Due to the name, record promotion is often confused with publicity and marketing. However, the difference is clearer than it sounds: while the publicity department takes care of television appearances and magazine articles, and the marketing department develops artists’ long-term brand and social media presence, it’s up to the promotion department—and the promotion manager as one of its senior staff—to pitch new tracks, records, and artists to radio stations across the country, securing radio airplay and growing the audience for the label's releases.
To do so, promotion managers cultivate a broad network of connections with music directors (MDs) and program directors (PDs) at key radio stations across their territory, which may consist of a small geographical region or a cluster of high-profile national stations. Promotion managers might also analyze record performance data in order to develop regional and national promotion strategies, as well as supervise field representatives and other entry-level members of the promotions department.
This is a job that requires excellent communication skills, the ability to speak persuasively about music, a strong knowledge of and appreciation for radio as a medium, and persistence.
Besides the numbers game of getting as many records as possible into radio circulation and onto the charts—which is ongoing—promotion managers also handle a number of more occasional promotional duties. When the label's touring artists come through the region, it's often promotion managers who develop and coordinate promotional events such as meet-and-greets, merchandise and album giveaways, and radio visits, performances, and interviews.
And as the most up-to-date source of information on how records and artists are performing on the charts, promotion managers frequently collaborate with the other label departments to ensure that all aspects of marketing strategy are moving in tandem. Sometimes promotion managers are made responsible for increasing airplay on music video channels and internet radio. All in all, this is a job that requires excellent communication skills, the ability to speak persuasively about music, a strong knowledge of—and appreciation for—radio as a medium, and persistence.
At a Glance
Many promotion managers start as field representatives, working a small region of radio stations and other music-related businesses.

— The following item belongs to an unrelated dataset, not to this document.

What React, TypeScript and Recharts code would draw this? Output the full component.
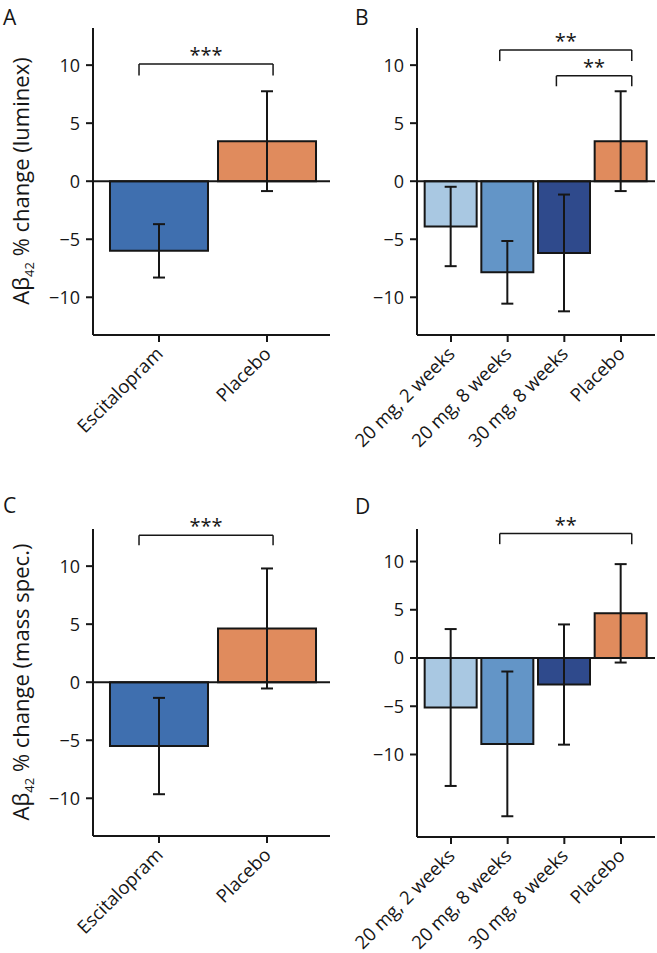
import { BarChart, Bar, XAxis, YAxis, ErrorBar, ReferenceLine, Cell } from "recharts";

const FONT = "'Open Sans', sans-serif";
const INK = "#161616";

// categories
const PAIR_GROUPS = ["Escitalopram", "Placebo"];
const DOSE_GROUPS = ["20 mg, 2 weeks", "20 mg, 8 weeks", "30 mg, 8 weeks", "Placebo"];
const PAIR_COLORS = ["#3f6faf", "#e08b5d"];
const DOSE_COLORS = ["#a9c8e2", "#6395c7", "#2f4a8c", "#e08b5d"];

// % change, mean and error (luminex)
const LUMINEX_PAIR = [-6.0, 3.45];
const LUMINEX_PAIR_ERR = [2.3, 4.3];
const LUMINEX_DOSE = [-3.9, -7.85, -6.18, 3.45];
const LUMINEX_DOSE_ERR = [3.42, 2.7, 5.03, 4.3];

// % change, mean and error (mass spec.)
const MASS_PAIR = [-5.5, 4.63];
const MASS_PAIR_ERR = [4.15, 5.17];
const MASS_DOSE = [-5.13, -8.9, -2.75, 4.63];
const MASS_DOSE_ERR = [8.13, 7.5, 6.23, 5.1];

const Y_TICKS = [-10, -5, 0, 5, 10];

// significance brackets (x in category index units)
const BRACKETS_A = [{ from: -0.185, to: 1.056, y: 10.1, drop: 1.0, stars: "***" }];
const BRACKETS_B = [
  { from: 0.86, to: 3.19, y: 11.3, drop: 0.95, stars: "**" },
  { from: 1.86, to: 3.19, y: 9.08, drop: 0.9, stars: "**" },
];
const BRACKETS_C = [{ from: -0.185, to: 1.056, y: 12.67, drop: 0.87, stars: "***" }];
const BRACKETS_D = [{ from: 0.86, to: 3.19, y: 12.9, drop: 1.1, stars: "**" }];

type Bracket = { from: number; to: number; y: number; drop: number; stars: string };

const fmtY = (v: number) => (v < 0 ? `\u2212${-v}` : `${v}`);

function SlantTick({ x, y, payload, labels }: any) {
  const tx = x + 5;
  const ty = y + 11;
  return (
    <text
      x={tx}
      y={ty}
      transform={`rotate(-45, ${tx}, ${ty})`}
      textAnchor="end"
      fontSize={18.5}
      fill={INK}
      fontFamily={FONT}
    >
      {labels[payload.value]}
    </text>
  );
}

interface PanelProps {
  left: number;
  top: number;
  width: number;
  height: number;
  margin: { top: number; right: number; left: number; bottom: number };
  labels: string[];
  values: number[];
  errors: number[];
  colors: string[];
  yDomain: [number, number];
  xDomain: [number, number];
  barSize: number;
  brackets: Bracket[];
}

function Panel(p: PanelProps) {
  const data = p.values.map((v, i) => ({ idx: i, value: v, err: p.errors[i] }));
  const line = { stroke: INK, strokeWidth: 2 };
  return (
    <div style={{ position: "absolute", left: p.left, top: p.top }}>
      <BarChart width={p.width} height={p.height} data={data} margin={p.margin}>
        <XAxis
          type="number"
          dataKey="idx"
          domain={p.xDomain}
          ticks={p.labels.map((_, i) => i)}
          allowDataOverflow
          interval={0}
          height={100}
          tickSize={7}
          tickMargin={2}
          axisLine={line}
          tickLine={line}
          tick={<SlantTick labels={p.labels} />}
        />
        <YAxis
          type="number"
          domain={p.yDomain}
          ticks={Y_TICKS}
          allowDataOverflow
          width={60}
          tickSize={7}
          tickMargin={6}
          axisLine={line}
          tickLine={line}
          tickFormatter={fmtY}
          tick={{ fontSize: 18, fill: INK, fontFamily: FONT }}
        />
        <Bar
          dataKey="value"
          barSize={p.barSize}
          stroke={INK}
          strokeWidth={2}
          isAnimationActive={false}
        >
          {data.map((_, i) => (
            <Cell key={i} fill={p.colors[i]} />
          ))}
          <ErrorBar dataKey="err" direction="y" width={6} stroke={INK} strokeWidth={2} />
        </Bar>
        <ReferenceLine y={0} stroke={INK} strokeWidth={2} />
        {p.brackets.map((b, i) => [
          <ReferenceLine
            key={`h${i}`}
            segment={[
              { x: b.from, y: b.y },
              { x: b.to, y: b.y },
            ]}
            stroke={INK}
            strokeWidth={1.5}
            label={{ value: b.stars, position: "top", offset: 2, fontSize: 20, fill: INK, fontFamily: FONT }}
          />,
          <ReferenceLine
            key={`l${i}`}
            segment={[
              { x: b.from, y: b.y },
              { x: b.from, y: b.y - b.drop },
            ]}
            stroke={INK}
            strokeWidth={1.5}
          />,
          <ReferenceLine
            key={`r${i}`}
            segment={[
              { x: b.to, y: b.y },
              { x: b.to, y: b.y - b.drop },
            ]}
            stroke={INK}
            strokeWidth={1.5}
          />,
        ])}
      </BarChart>
    </div>
  );
}

function YTitle({ x, y, method }: { x: number; y: number; method: string }) {
  return (
    <text transform={`translate(${x},${y}) rotate(-90)`} textAnchor="middle" fontSize={22} fill={INK} fontFamily={FONT}>
      {"A\u03b2"}
      <tspan dy={5} fontSize={13}>42</tspan>
      <tspan dy={-5}>{` % change (${method})`}</tspan>
    </text>
  );
}

export default function App() {
  const pairX: [number, number] = [-0.611, 1.583];
  const doseX: [number, number] = [-0.6, 3.6];
  return (
    <div
      style={{
        position: "absolute",
        left: 0,
        top: 0,
        width: 657,
        height: 953,
        overflow: "hidden",
        background: "#fff",
        fontFamily: FONT,
      }}
    >
      <Panel
        left={0}
        top={0}
        width={330}
        height={470}
        margin={{ top: 28, right: 0, left: 33, bottom: 35 }}
        labels={PAIR_GROUPS}
        values={LUMINEX_PAIR}
        errors={LUMINEX_PAIR_ERR}
        colors={PAIR_COLORS}
        yDomain={[-13.25, 13.2]}
        xDomain={pairX}
        barSize={98}
        brackets={BRACKETS_A}
      />
      <Panel
        left={330}
        top={0}
        width={327}
        height={470}
        margin={{ top: 28, right: 2, left: 27, bottom: 35 }}
        labels={DOSE_GROUPS}
        values={LUMINEX_DOSE}
        errors={LUMINEX_DOSE_ERR}
        colors={DOSE_COLORS}
        yDomain={[-13.25, 13.2]}
        xDomain={doseX}
        barSize={52}
        brackets={BRACKETS_B}
      />
      <Panel
        left={0}
        top={501}
        width={330}
        height={452}
        margin={{ top: 28, right: 0, left: 33, bottom: 17 }}
        labels={PAIR_GROUPS}
        values={MASS_PAIR}
        errors={MASS_PAIR_ERR}
        colors={PAIR_COLORS}
        yDomain={[-13.25, 13.2]}
        xDomain={pairX}
        barSize={98}
        brackets={BRACKETS_C}
      />
      <Panel
        left={330}
        top={501}
        width={327}
        height={452}
        margin={{ top: 28, right: 2, left: 27, bottom: 16 }}
        labels={DOSE_GROUPS}
        values={MASS_DOSE}
        errors={MASS_DOSE_ERR}
        colors={DOSE_COLORS}
        yDomain={[-18.55, 13.37]}
        xDomain={doseX}
        barSize={52}
        brackets={BRACKETS_D}
      />
      <svg
        width={657}
        height={953}
        style={{ position: "absolute", left: 0, top: 0, pointerEvents: "none" }}
      >
        <text x={3} y={25} fontSize={21} fill={INK} fontFamily={FONT}>A</text>
        <text x={355} y={25} fontSize={21} fill={INK} fontFamily={FONT}>B</text>
        <text x={3} y={513} fontSize={21} fill={INK} fontFamily={FONT}>C</text>
        <text x={355} y={514} fontSize={21} fill={INK} fontFamily={FONT}>D</text>
        <YTitle x={29} y={181} method="luminex" />
        <YTitle x={29} y={682} method="mass spec." />
      </svg>
    </div>
  );
}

Others begin in radio, working at local stations, before switching over to work for record label promotion departments. An experienced promotion manager might become the director of promotions at the label, overseeing a team of managers and staffers, or transition into working as an independent radio promoter, which is a freelance position that utilizes the same contacts and knowledge-base but allows for more freedom in selecting clients.
An internship in a label’s promotion department is an excellent jumping off point for an aspiring promotion manager, and frequently leads to an entry-level position in the department. However, one should be aware that these internships are rarely paid anymore.
Working in music radio can be an alternate path to radio promotion, as doing so helps one to develop an understanding of what radio stations look for in the songs they pick up, knowledge of different radio formats, and an initial network of contacts.
- Information management
- BDS (Nielsen)
Communication is the most important skill for a promotion manager, whether it’s getting and relaying reports, giving directions to field representatives in the promotion manager’s territory, convincing a program director at a radio station to take a new track from an unseasoned artist, collaborating with the marketing or publicity departments on a promotional push for a label artist, or discussing the label’s priorities and overall strategies with a promotion VP or format head. Promotion managers must be persuasive salespeople when they’re working on their own, intelligent analysts when planning broad promotional strategies, and wise delegators when distributing tasks to their staff. An excellent memory, a pleasant and personable demeanor, and a love of music and radio are also helpful.
This is a field that is competitive by definition: every day, dozens of people in similar roles at different labels are competing for a limited number of spots on the same radio station playlists. As a result, most promotion managers work long hours, sometimes rising early to assess charts and Nielsen BDS reports.
Some managers fulfill an almost entirely supervisory role, in which case the bulk of the work is remote or office-oriented: conducting meetings and calls with radio stations, advising and supervising field staff, and communicating with other departments and higher-ups via reports, email, meetings, and conference calls. Other promotion managers, especially those employed by smaller labels, travel to and from radio stations to maintain valuable business relationships and to find circulation for songs.